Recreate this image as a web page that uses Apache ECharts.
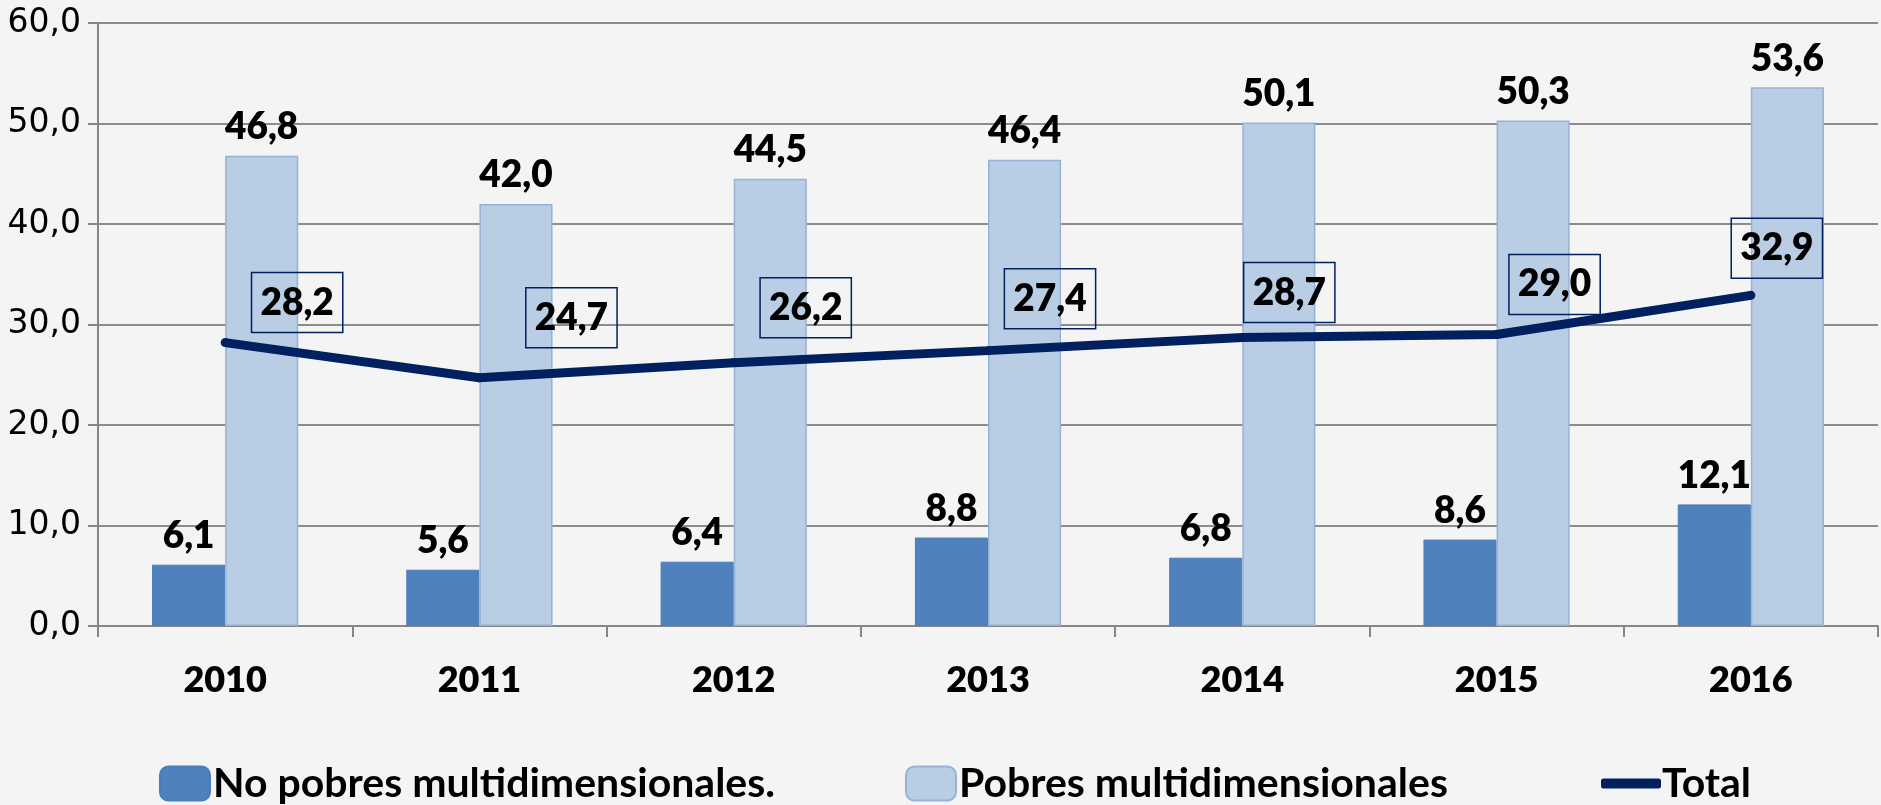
<!DOCTYPE html>
<html>
<head>
<meta charset="utf-8">
<script src="https://cdn.jsdelivr.net/npm/echarts@6/dist/echarts.min.js"></script>
<style>
    html, body {
        margin: 0;
        padding: 0;
        background: #f4f4f4;
    }

    #main {
        width: 1881px;
        height: 805px;
    }
</style>
</head>
<body>
<div id="main"></div>
<script>
    var years = ['2010', '2011', '2012', '2013', '2014', '2015', '2016'];
    var noPobres = [6.1, 5.6, 6.4, 8.8, 6.8, 8.6, 12.1];
    var pobres = [46.8, 42.0, 44.5, 46.4, 50.1, 50.3, 53.6];
    var total = [28.2, 24.7, 26.2, 27.4, 28.7, 29.0, 32.9];
    var yTicks = [0, 10, 20, 30, 40, 50, 60];

    // where the boxed labels of the line sit, relative to each point
    var boxOffsets = [[72, -40], [92, -60], [72, -55], [62, -52], [47, -45], [58, -50], [26, -47]];

    var labelFont = 'Lato, "Noto Sans", sans-serif';

    function coma(v) {
        return v.toFixed(1).replace('.', ',');
    }

    var totalData = [];
    for (var i = 0; i < total.length; i++) {
        totalData.push({
            value: total[i],
            label: {offset: boxOffsets[i]}
        });
    }

    var legendText = {fontFamily: labelFont, fontWeight: 'bold', fontSize: 41, color: '#000'};

    var myChart = echarts.init(document.getElementById('main'));
    var option = {
        backgroundColor: '#f4f4f4',
        animation: false,
        grid: {
            left: 98,
            right: 3,
            top: 23,
            bottom: 179
        },
        legend: [
            {
                left: 154,
                top: 758,
                itemWidth: 50,
                itemHeight: 34,
                itemGap: 0,
                textStyle: Object.assign({padding: [0, 0, 0, -2]}, legendText),
                data: ['No pobres multidimensionales.']
            },
            {
                left: 900,
                top: 758,
                itemWidth: 50,
                itemHeight: 34,
                textStyle: Object.assign({padding: [0, 0, 0, -2]}, legendText),
                data: ['Pobres multidimensionales']
            },
            {
                left: 1596,
                top: 758,
                itemWidth: 60,
                itemHeight: 10,
                textStyle: Object.assign({padding: [0, 0, 0, -4]}, legendText),
                data: [{name: 'Total', icon: 'roundRect'}]
            }
        ],
        xAxis: {
            type: 'category',
            data: years,
            axisLine: {lineStyle: {color: '#868686', width: 2}},
            axisTick: {show: true, length: 11, lineStyle: {color: '#868686', width: 2}},
            axisLabel: {
                margin: 36,
                fontFamily: labelFont,
                fontWeight: 800,
                fontSize: 36,
                color: '#000'
            }
        },
        yAxis: {
            type: 'value',
            min: yTicks[0],
            max: yTicks[yTicks.length - 1],
            interval: 10,
            axisLine: {show: true, lineStyle: {color: '#868686', width: 2}},
            axisTick: {show: true, length: 10, lineStyle: {color: '#868686', width: 2}},
            splitLine: {lineStyle: {color: '#8c8c8c', width: 2}},
            axisLabel: {
                margin: 17,
                fontFamily: '"DejaVu Sans", Verdana, sans-serif',
                fontSize: 33,
                color: '#000',
                formatter: function (v) {
                    return coma(v);
                }
            }
        },
        series: [
            {
                name: 'No pobres multidimensionales.',
                type: 'bar',
                data: noPobres,
                barGap: '0%',
                barCategoryGap: '42.5%',
                itemStyle: {color: '#4f81bd', borderColor: '#4a7dba', borderWidth: 1},
                label: {
                    show: true,
                    position: 'top',
                    distance: 10,
                    fontFamily: labelFont,
                    fontWeight: 800,
                    fontSize: 37,
                    color: '#000',
                    formatter: function (p) {
                        return coma(p.value);
                    }
                }
            },
            {
                name: 'Pobres multidimensionales',
                type: 'bar',
                data: pobres,
                itemStyle: {color: '#b9cde5', borderColor: '#95b3d7', borderWidth: 1.5},
                label: {
                    show: true,
                    position: 'top',
                    distance: 10,
                    fontFamily: labelFont,
                    fontWeight: 800,
                    fontSize: 37,
                    color: '#000',
                    formatter: function (p) {
                        return coma(p.value);
                    }
                }
            },
            {
                name: 'Total',
                type: 'line',
                data: totalData,
                symbol: 'circle',
                symbolSize: 9,
                itemStyle: {color: '#002060'},
                lineStyle: {color: '#002060', width: 9},
                z: 5,
                label: {
                    show: true,
                    position: 'inside',
                    fontFamily: labelFont,
                    fontWeight: 800,
                    fontSize: 37,
                    lineHeight: 40,
                    color: '#000',
                    borderColor: '#002060',
                    borderWidth: 1.5,
                    padding: [10, 9, 10, 9],
                    formatter: function (p) {
                        return coma(p.value);
                    }
                }
            }
        ]
    };
    myChart.setOption(option);
</script>
</body>
</html>
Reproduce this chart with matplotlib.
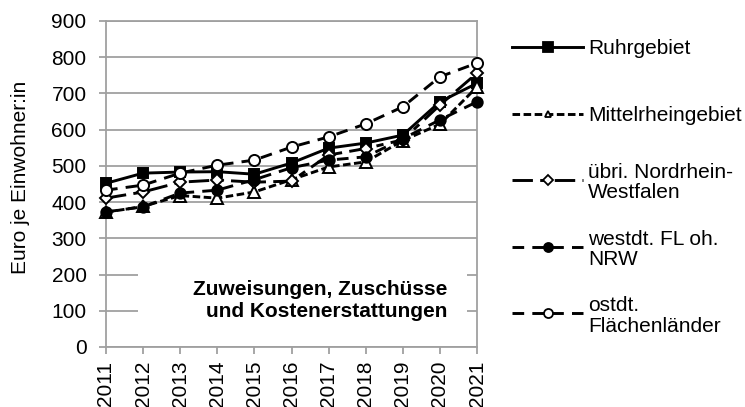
import matplotlib
matplotlib.use("Agg")
import matplotlib.pyplot as plt
from matplotlib.lines import Line2D
from matplotlib.patches import Rectangle

plt.rcParams['font.family'] = ['Liberation Sans', 'DejaVu Sans']

years = list(range(2011, 2022))

ruhr = [452, 480, 483, 484, 477, 508, 549, 563, 585, 677, 728]
mittelrhein = [372, 388, 418, 411, 428, 462, 497, 511, 570, 615, 718]
uebri_nrw = [411, 428, 455, 461, 455, 458, 530, 548, 572, 668, 756]
westdt = [373, 387, 425, 433, 462, 495, 516, 525, 575, 627, 677]
ostdt = [433, 447, 480, 502, 516, 552, 580, 616, 663, 746, 784]

labels = ["Ruhrgebiet", "Mittelrheingebiet", "übri. Nordrhein-\nWestfalen",
          "westdt. FL oh.\nNRW", "ostdt.\nFlächenländer"]
values = [ruhr, mittelrhein, uebri_nrw, westdt, ostdt]

# line / marker style per series
styles = [
    dict(linestyle='-', marker='s', mfc='k', ms=7.5),
    dict(linestyle=(0, (2.6, 1.2)), marker='^', mfc='white', ms=8),
    dict(linestyle=(0, (7, 2.5, 2.5, 2.5)), marker='D', mfc='white', ms=6),
    dict(linestyle=(0, (4, 2.8)), marker='o', mfc='k', ms=7.5),
    dict(linestyle=(0, (4, 2.8)), marker='o', mfc='white', ms=8),
]
legend_ms = [6.5, 5, 5, 6.5, 6.5]

grey = '#a0a0a0'
fs = 15
lw = 2.1

fig = plt.figure(figsize=(7.45, 4.07), dpi=100)
ax = fig.add_axes([106 / 745, 60 / 407, 371 / 745, 326 / 407])

for vals, st in zip(values, styles):
    ax.plot(years, vals, color='k', lw=lw, mec='k', mew=1.4, clip_on=False, zorder=3, **st)

ax.set_xlim(2011, 2021)
ax.set_ylim(0, 900)
ax.set_xticks(years)
ax.set_xticklabels([str(y) for y in years], rotation=90, fontsize=fs)
ax.set_yticks(range(0, 1000, 100))
ax.tick_params(axis='y', labelsize=fs, pad=9)
ax.tick_params(axis='x', pad=5)
ax.tick_params(color=grey, length=5, width=1.3, labelcolor='black')
ax.grid(axis='y', color=grey, lw=1.3)
ax.set_axisbelow(True)
for sp in ax.spines.values():
    sp.set_color(grey)
    sp.set_linewidth(1.3)

ax.set_ylabel("Euro je Einwohner:in", fontsize=fs)
ax.yaxis.set_label_coords(-0.205, 0.52)

# white box behind the annotation
ax.add_patch(Rectangle((0.086, 0.05), 0.887, 0.25, transform=ax.transAxes,
                       facecolor='white', edgecolor='none', zorder=1))
ax.text(0.919, 0.143, "Zuweisungen, Zuschüsse\nund Kostenerstattungen",
        transform=ax.transAxes, ha='right', va='center', multialignment='right',
        fontweight='bold', fontsize=fs, zorder=4)

# legend, handle aligned with first text line (like Excel)
x0, x1 = 512 / 745, 583 / 745
for i, (lab, st, lms) in enumerate(zip(labels, styles, legend_ms)):
    y = 1 - (47 + i * 66.5) / 407
    s = dict(st)
    s['ms'] = lms
    fig.add_artist(Line2D([x0, (x0 + x1) / 2, x1], [y, y, y], transform=fig.transFigure,
                          color='k', lw=lw, mec='k', mew=1.3, markevery=[1], **s))
    fig.text(588 / 745, y, lab, fontsize=fs, va='center_baseline', ha='left', linespacing=1.1)

fig.savefig("out.png", dpi=100)
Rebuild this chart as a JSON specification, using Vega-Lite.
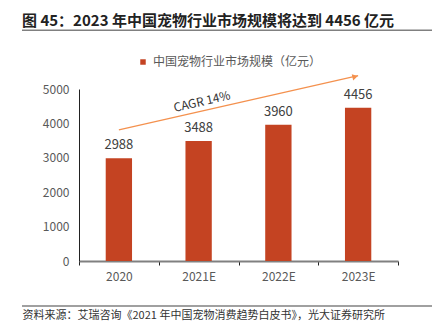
{
  "$schema": "https://vega.github.io/schema/vega-lite/v6.json",
  "width": 319,
  "height": 172,
  "autosize": {"type": "none"},
  "padding": {"left": 79, "top": 89, "right": 34, "bottom": 69},
  "background": "white",
  "config": {
    "font": "Noto Sans CJK SC",
    "view": {"stroke": null},
    "axis": {"grid": false}
  },
  "title": {
    "text": "图 45：2023 年中国宠物行业市场规模将达到 4456 亿元",
    "anchor": "start",
    "frame": "group",
    "dx": -57,
    "dy": 14,
    "fontSize": 15,
    "fontWeight": "bold",
    "color": "#222222",
    "baseline": "middle",
    "offset": 8
  },
  "resolve": {"scale": {"x": "independent", "y": "independent"}},
  "layer": [
    {
      "data": {
        "values": [
          {"year": "2020", "value": 2988, "series": "中国宠物行业市场规模（亿元）"},
          {"year": "2021E", "value": 3488, "series": "中国宠物行业市场规模（亿元）"},
          {"year": "2022E", "value": 3960, "series": "中国宠物行业市场规模（亿元）"},
          {"year": "2023E", "value": 4456, "series": "中国宠物行业市场规模（亿元）"}
        ]
      },
      "encoding": {
        "x": {
          "field": "year",
          "type": "nominal",
          "sort": null,
          "scale": {"paddingInner": 0, "paddingOuter": 0},
          "axis": {
            "labelAngle": 0,
            "labelFontSize": 12,
            "labelColor": "#595959",
            "labelPadding": 6,
            "domainColor": "#808080",
            "domainWidth": 2,
            "tickBand": "extent",
            "tickColor": "#222222",
            "tickSize": 4,
            "title": "资料来源：艾瑞咨询《2021 年中国宠物消费趋势白皮书》，光大证券研究所",
            "titleX": -57,
            "titleY": 54,
            "titleAlign": "left",
            "titleBaseline": "middle",
            "titleFontSize": 11,
            "titleFontWeight": "normal",
            "titleColor": "#333333"
          }
        },
        "y": {
          "field": "value",
          "type": "quantitative",
          "scale": {"domain": [0, 5000], "nice": false},
          "axis": {
            "title": null,
            "values": [0, 1000, 2000, 3000, 4000, 5000],
            "format": "d",
            "ticks": false,
            "labelOverlap": false,
            "labelFlush": false,
            "labelFontSize": 12,
            "labelColor": "#595959",
            "labelPadding": 10,
            "domainColor": "#222222",
            "domainWidth": 1
          }
        }
      },
      "layer": [
        {
          "mark": {"type": "bar", "width": {"band": 0.33}},
          "encoding": {
            "color": {
              "field": "series",
              "type": "nominal",
              "scale": {"range": ["#C44322"]},
              "legend": {
                "title": null,
                "orient": "none",
                "legendX": 58,
                "legendY": -33,
                "symbolType": "square",
                "symbolSize": 30,
                "labelFontSize": 12,
                "labelColor": "#595959",
                "labelOffset": 4,
                "labelLimit": 400,
                "padding": 0
              }
            }
          }
        },
        {
          "mark": {"type": "text", "baseline": "bottom", "dy": -6, "fontSize": 13, "color": "#404040"},
          "encoding": {
            "text": {"field": "value", "type": "nominal"}
          }
        },
        {
          "data": {"values": [{"year": "2020", "value": 3811}, {"year": "2023E", "value": 5386}]},
          "mark": {"type": "line", "color": "#F4914E", "strokeWidth": 1.3}
        },
        {
          "data": {"values": [{"year": "2023E", "value": 5386}]},
          "mark": {"type": "point", "shape": "triangle-right", "filled": true, "opacity": 1, "size": 40, "angle": 347, "xOffset": -3, "yOffset": 1, "color": "#F4914E"}
        },
        {
          "data": {"values": [{"year": "2021E", "value": 4400, "label": "CAGR   14%"}]},
          "mark": {"type": "text", "angle": 347, "fontSize": 12, "color": "#333333", "baseline": "bottom", "dx": 5},
          "encoding": {
            "text": {"field": "label"}
          }
        }
      ]
    },
    {
      "data": {"values": [{"x1": -57, "x2": 353, "value": 6705}, {"x1": -57, "x2": 353, "value": -1310}]},
      "mark": {"type": "rule", "color": "#808080", "strokeWidth": 1.5},
      "encoding": {
        "x": {"field": "x1", "type": "quantitative", "scale": {"domain": [0, 319], "nice": false, "zero": false}, "axis": null},
        "x2": {"field": "x2"},
        "y": {"field": "value", "type": "quantitative", "scale": {"domain": [0, 5000], "nice": false, "zero": false}, "axis": null}
      }
    }
  ]
}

WHAT YOU SHOULD DO = Collect each line above holding the string "this".

REPLY TO THE EXERCISE =
Recreate this image as a web page that uses Apache ECharts.
Reproduce this chart with matplotlib.
Rebuild this chart as a JSON specification, using Vega-Lite.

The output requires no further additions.